Why a written note matters more, not less, with people you know
Family money arguments do not start with malice. They start with a missed payment, a vague repayment conversation, or a "we never really agreed on that" moment six months in. A promissory note takes those moments off the table. It writes down the principal, the interest rate, the payment schedule, what happens if the borrower is late, and how the loan ends.
The note is also your only protection if things go sideways. A friend who stops paying can be sued on a promissory note in small claims or civil court. A friend who "borrowed" with no paperwork is, in the IRS's view, just someone you gave money to.
The IRS angle most lenders forget
The IRS draws a sharp line between a real loan and a gift. Three things matter:
1. The Applicable Federal Rate (AFR)
For loans above $10,000, the IRS expects you to charge at least the AFR for your loan term. If you charge less (or 0%), the IRS imputes interest at the AFR, treats the imputed interest as taxable income to you, and treats the same amount as a gift to the borrower.

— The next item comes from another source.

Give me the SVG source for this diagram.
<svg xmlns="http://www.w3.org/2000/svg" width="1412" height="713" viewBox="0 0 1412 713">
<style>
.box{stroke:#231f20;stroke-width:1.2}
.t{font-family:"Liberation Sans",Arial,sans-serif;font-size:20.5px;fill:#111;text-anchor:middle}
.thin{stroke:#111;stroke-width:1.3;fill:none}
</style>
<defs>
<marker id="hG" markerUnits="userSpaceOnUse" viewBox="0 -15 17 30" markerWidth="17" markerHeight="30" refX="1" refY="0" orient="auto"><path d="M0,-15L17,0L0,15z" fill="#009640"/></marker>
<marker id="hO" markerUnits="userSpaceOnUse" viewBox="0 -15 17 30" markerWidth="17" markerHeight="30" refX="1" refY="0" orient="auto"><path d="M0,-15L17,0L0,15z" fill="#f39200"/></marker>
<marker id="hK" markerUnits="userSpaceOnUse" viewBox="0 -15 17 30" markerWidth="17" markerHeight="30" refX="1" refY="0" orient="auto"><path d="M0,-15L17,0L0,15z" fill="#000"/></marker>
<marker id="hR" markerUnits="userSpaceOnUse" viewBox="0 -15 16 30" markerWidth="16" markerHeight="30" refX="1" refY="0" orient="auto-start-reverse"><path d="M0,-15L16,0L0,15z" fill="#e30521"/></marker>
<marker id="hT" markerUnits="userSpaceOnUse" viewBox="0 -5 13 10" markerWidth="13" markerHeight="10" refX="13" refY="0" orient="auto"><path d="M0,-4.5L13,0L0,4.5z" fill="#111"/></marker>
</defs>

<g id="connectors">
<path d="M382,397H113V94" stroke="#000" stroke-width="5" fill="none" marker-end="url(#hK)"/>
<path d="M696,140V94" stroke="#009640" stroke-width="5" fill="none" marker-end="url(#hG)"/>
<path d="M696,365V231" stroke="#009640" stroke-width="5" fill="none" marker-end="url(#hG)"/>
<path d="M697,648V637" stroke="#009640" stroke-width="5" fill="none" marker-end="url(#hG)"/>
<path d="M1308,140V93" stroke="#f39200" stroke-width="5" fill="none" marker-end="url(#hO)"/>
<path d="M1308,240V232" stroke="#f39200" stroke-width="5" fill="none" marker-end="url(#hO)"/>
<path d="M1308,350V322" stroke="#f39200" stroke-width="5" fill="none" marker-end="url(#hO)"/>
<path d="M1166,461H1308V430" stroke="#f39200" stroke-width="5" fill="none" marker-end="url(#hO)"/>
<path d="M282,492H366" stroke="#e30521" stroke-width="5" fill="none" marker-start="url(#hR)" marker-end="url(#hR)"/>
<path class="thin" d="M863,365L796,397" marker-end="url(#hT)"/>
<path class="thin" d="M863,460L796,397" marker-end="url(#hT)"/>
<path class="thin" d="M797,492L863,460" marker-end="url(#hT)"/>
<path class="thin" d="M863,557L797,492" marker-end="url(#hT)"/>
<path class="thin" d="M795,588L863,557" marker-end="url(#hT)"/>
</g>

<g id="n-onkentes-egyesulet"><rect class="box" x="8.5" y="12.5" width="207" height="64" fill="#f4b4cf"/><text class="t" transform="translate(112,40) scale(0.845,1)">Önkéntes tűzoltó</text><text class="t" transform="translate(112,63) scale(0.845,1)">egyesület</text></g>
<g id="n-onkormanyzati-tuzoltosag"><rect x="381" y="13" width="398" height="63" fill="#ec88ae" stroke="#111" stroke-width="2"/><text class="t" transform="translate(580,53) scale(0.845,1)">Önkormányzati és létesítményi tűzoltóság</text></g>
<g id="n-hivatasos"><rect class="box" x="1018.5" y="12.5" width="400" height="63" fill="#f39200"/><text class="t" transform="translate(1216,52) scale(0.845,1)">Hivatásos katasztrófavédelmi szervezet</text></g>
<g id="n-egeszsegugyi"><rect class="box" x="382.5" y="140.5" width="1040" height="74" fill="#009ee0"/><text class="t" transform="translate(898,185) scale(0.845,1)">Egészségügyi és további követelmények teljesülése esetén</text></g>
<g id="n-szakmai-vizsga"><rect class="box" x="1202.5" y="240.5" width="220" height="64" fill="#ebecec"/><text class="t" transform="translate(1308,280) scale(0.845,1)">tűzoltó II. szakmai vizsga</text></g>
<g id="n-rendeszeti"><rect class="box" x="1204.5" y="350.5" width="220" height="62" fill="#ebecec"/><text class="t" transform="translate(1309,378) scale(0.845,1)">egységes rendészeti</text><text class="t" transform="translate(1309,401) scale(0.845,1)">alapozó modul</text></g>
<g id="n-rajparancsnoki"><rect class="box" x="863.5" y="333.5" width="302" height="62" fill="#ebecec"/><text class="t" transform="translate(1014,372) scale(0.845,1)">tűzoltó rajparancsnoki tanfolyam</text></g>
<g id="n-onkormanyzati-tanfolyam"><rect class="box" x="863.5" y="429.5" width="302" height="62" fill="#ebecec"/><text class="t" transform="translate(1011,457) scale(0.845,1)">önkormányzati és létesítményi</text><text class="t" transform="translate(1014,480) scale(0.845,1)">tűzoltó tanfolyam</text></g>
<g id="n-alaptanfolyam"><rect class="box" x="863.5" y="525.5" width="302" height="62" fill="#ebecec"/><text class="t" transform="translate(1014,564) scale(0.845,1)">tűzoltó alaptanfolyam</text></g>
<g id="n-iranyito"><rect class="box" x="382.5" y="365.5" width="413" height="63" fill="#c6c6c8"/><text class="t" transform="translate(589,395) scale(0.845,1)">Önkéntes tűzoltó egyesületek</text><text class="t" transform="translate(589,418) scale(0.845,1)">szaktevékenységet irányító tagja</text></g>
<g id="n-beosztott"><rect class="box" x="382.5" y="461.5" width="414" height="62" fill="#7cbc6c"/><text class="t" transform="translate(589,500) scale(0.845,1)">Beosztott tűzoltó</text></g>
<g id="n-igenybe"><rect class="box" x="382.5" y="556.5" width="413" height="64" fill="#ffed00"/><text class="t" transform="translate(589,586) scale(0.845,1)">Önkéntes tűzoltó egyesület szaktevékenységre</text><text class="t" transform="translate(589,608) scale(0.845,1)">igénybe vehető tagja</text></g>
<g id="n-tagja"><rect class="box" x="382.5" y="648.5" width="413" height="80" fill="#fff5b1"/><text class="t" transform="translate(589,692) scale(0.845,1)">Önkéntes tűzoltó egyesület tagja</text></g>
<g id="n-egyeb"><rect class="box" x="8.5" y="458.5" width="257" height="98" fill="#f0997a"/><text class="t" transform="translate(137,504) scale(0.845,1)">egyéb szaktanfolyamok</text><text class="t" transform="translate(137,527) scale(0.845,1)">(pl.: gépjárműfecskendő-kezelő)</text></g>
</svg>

The AFR is published monthly in three tiers (short-term, mid-term, long-term) and is generally well below market rates. Lock in the rate at origination - it stays for the life of the loan.
2. The $10,000 exception
Loans of $10,000 or less are generally exempt from imputed interest, as long as the borrower does not use the money to buy income-producing assets. This is the easy zone for casual family loans.

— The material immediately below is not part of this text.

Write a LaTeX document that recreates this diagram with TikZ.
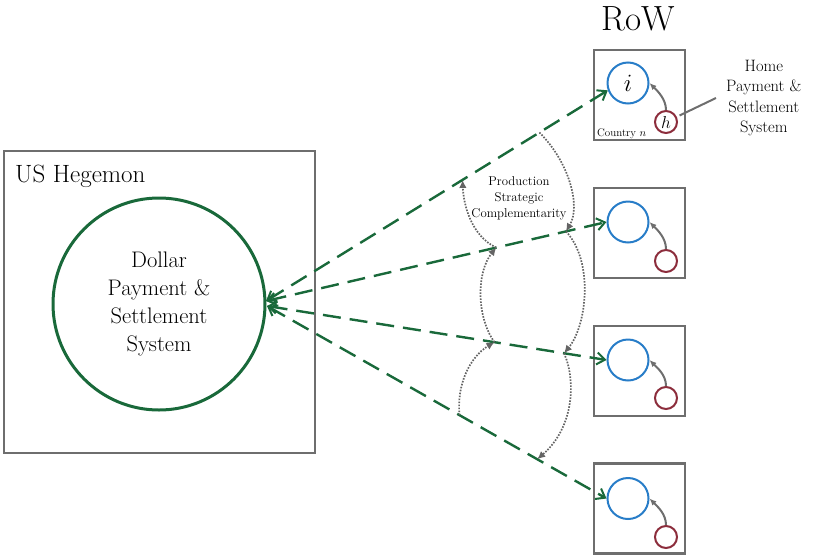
\documentclass[tikz,border=0pt]{standalone}
\usetikzlibrary{arrows.meta}
\definecolor{hgreen}{RGB}{25,105,58}
\definecolor{hblue}{RGB}{40,125,200}
\definecolor{hred}{RGB}{140,45,60}
\definecolor{hgray}{RGB}{110,110,110}
\definecolor{dgray}{RGB}{100,100,100}
\tikzset{
  frame/.style={draw=hgray, line width=2.5pt, inner sep=0pt},
  bluec/.style={circle, draw=hblue, line width=2pt, minimum size=41pt, inner sep=0pt, font=\fontsize{27}{29}\selectfont},
  redc/.style={circle, draw=hred, line width=2pt, minimum size=22pt, inner sep=0pt, font=\fontsize{17}{19}\selectfont},
  garrow/.style={draw=hgreen, line width=2.4pt, dash pattern=on 18pt off 9pt,
    {Straight Barb[length=8pt,width=12pt,line width=2pt]}-{Straight Barb[length=8pt,width=12pt,line width=2pt]}},
  homearrow/.style={draw=hgray, line width=2pt, -{Latex[length=7pt,width=6pt]}},
  dotarrow/.style={draw=dgray, line width=1.7pt, dash pattern=on 1.6pt off 1.4pt, -{Latex[length=8pt,width=7.5pt]}},
}
\begin{document}
\begin{tikzpicture}[x=1pt,y=-1pt]
\useasboundingbox (0,0) rectangle (814,555);

% US Hegemon
\node[frame, minimum width=311pt, minimum height=302pt] (us) at (159.5,302) {};
\node[anchor=base west, inner sep=0pt, font=\fontsize{25}{30}\selectfont] (ustitle) at (15,182) {US Hegemon};
\node[circle, draw=hgreen, line width=3pt, minimum size=212pt, inner sep=0pt, align=center,
      font=\fontsize{22.5}{28}\selectfont] (dollar) at (159,304) {Dollar\\Payment \&\\Settlement\\System};

% RoW
\node[anchor=base, inner sep=0pt, font=\fontsize{35}{40}\selectfont] (row) at (638,30) {RoW};

\node[frame, minimum width=91pt, minimum height=90pt] (box1) at (639.5,95) {};
\node[frame, minimum width=91pt, minimum height=90pt] (box2) at (639.5,233) {};
\node[frame, minimum width=91pt, minimum height=90pt] (box3) at (639.5,371) {};
\node[frame, minimum width=91pt, minimum height=90pt] (box4) at (639.5,508.5) {};

\node[bluec] (b1) at (628,83) {$i$};
\node[bluec] (b2) at (628,222) {};
\node[bluec] (b3) at (628,360) {};
\node[bluec] (b4) at (628,498.5) {};

\node[redc] (r1) at (666,122) {$h$};
\node[redc] (r2) at (666,261) {};
\node[redc] (r3) at (666,398) {};
\node[redc] (r4) at (666,537) {};

\foreach \k in {1,2,3,4}{
  \draw[homearrow] (r\k.north) .. controls +(0,-11) and +(8,8) .. (b\k.east);
}

\node[anchor=base west, inner sep=0pt, font=\fontsize{11}{13}\selectfont] (cn) at (597,136) {Country $n$};

\node[anchor=west, inner xsep=10pt, align=center, font=\fontsize{16.5}{20.5}\selectfont] (home) at (716,98) {Home\\Payment \&\\Settlement\\System};
\draw[draw=hgray, line width=2pt, shorten <=3pt] (r1) -- (home.west);

% green connectors
\coordinate (hubU) at (266,301);
\coordinate (hubL) at (267,306);
\draw[garrow] (hubU) -- (b1.200);
\draw[garrow] (hubU) -- (b2.west);
\draw[garrow] (hubL) -- (b3.west);
\draw[garrow] (hubL) -- (b4.west);

\path (hubU) -- (b1.200) coordinate[pos=0.575] (l1a) coordinate[pos=0.8] (l1b);
\path (hubU) -- (b2.west) coordinate[pos=0.676] (l2a) coordinate[pos=0.881] (l2b);
\path (hubL) -- (b3.west) coordinate[pos=0.67] (l3a) coordinate[pos=0.875] (l3b);
\path (hubL) -- (b4.west) coordinate[pos=0.567] (l4a) coordinate[pos=0.796] (l4b);

% production strategic complementarity
\draw[dotarrow] (l1b) .. controls +(30,30) and +(15,-25) .. (l2b);
\draw[dotarrow] (l2b) .. controls +(28,30) and +(23,-28) .. (l3b);
\draw[dotarrow] (l3b) .. controls +(12,27) and +(37,-32) .. (l4b);
\draw[dotarrow] (l4a) .. controls +(-3,-30) and +(-25,15) .. (l3a);
\draw[dotarrow] (l3a) .. controls +(-18,-25) and +(-20,25) .. (l2a);
\draw[dotarrow] (l2a) .. controls +(-25,-12) and +(1,25) .. (l1a);

\node[align=center, inner sep=0pt, font=\fontsize{12.8}{16}\selectfont] (psc) at (519,198) {Production\\Strategic\\Complementarity};
\end{tikzpicture}
\end{document}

3. The annual gift-tax exclusion
If you forgive part of the loan or never collect, the forgiven amount is treated as a gift. As long as you stay under the annual exclusion ($18,000 per recipient in 2024 and 2025; $36,000 from a married couple), no IRS reporting is needed. Larger amounts trigger Form 709 (but no tax due until you cross the lifetime exemption of $13.61M).
The conversations to have before signing
- Principal amount. The exact dollar figure being lent.
- Interest rate. AFR or higher. Use our Usury Limit Checker to make sure the rate is also under your state's legal cap.
- Repayment schedule. Monthly, quarterly, or balloon. Pick a real schedule that matches the borrower's cash flow.
- Late fees. Even a small fee creates structure. Reasonable late fees are enforceable in most states.
- Maturity date. When the loan must be paid in full.
- Collateral. If any. A car, a piece of equipment, or other property pledged as security.
- Default and acceleration. If the borrower misses X payments, you can demand the entire balance.
- Prepayment. Can the borrower pay early without penalty? (Usually yes for family loans.)
What note type should you use?
Pick based on the real repayment plan, not what sounds nicest.
- Installment Note - fixed regular payments (monthly, quarterly) over a set term. Cleanest for most family situations. Works like a car loan.
- Secured Note - uses collateral. Best for larger loans where you want a real fallback. The borrower pledges an asset; if they default, you can take it through your state's repossession process.
- Unsecured Note - no collateral. Faster to set up, less protection. Fine for smaller amounts where you have to accept the risk.
- Demand Note - no fixed schedule; lender can demand full repayment with proper notice (typically 30 days). Useful when timing is uncertain.
Common mistakes to avoid
- Verbal "loans." Almost always end up reclassified as gifts by the IRS. Write it down.
- 0% interest on amounts above $10,000. Triggers imputed interest. Use the AFR.
- Vague repayment terms. "Pay me back when you can" is not a loan. Pick a schedule.
- No paper trail on payments. Use bank transfers (not cash) so payments are documented.
- Forgetting to record interest income. Interest you receive on the loan is taxable income to you. Report it.
- Mixing the loan with gifts. If you also want to give the borrower money for their birthday, do it as a separate transaction. Don't bury it in a "discount" on the loan.
Bottom line
The promissory note is not a sign that you don't trust your family. It is a sign that you respect the loan enough to make it real. Real loans get repaid more often, the IRS leaves you alone, and the next Thanksgiving doesn't come with a side of resentment.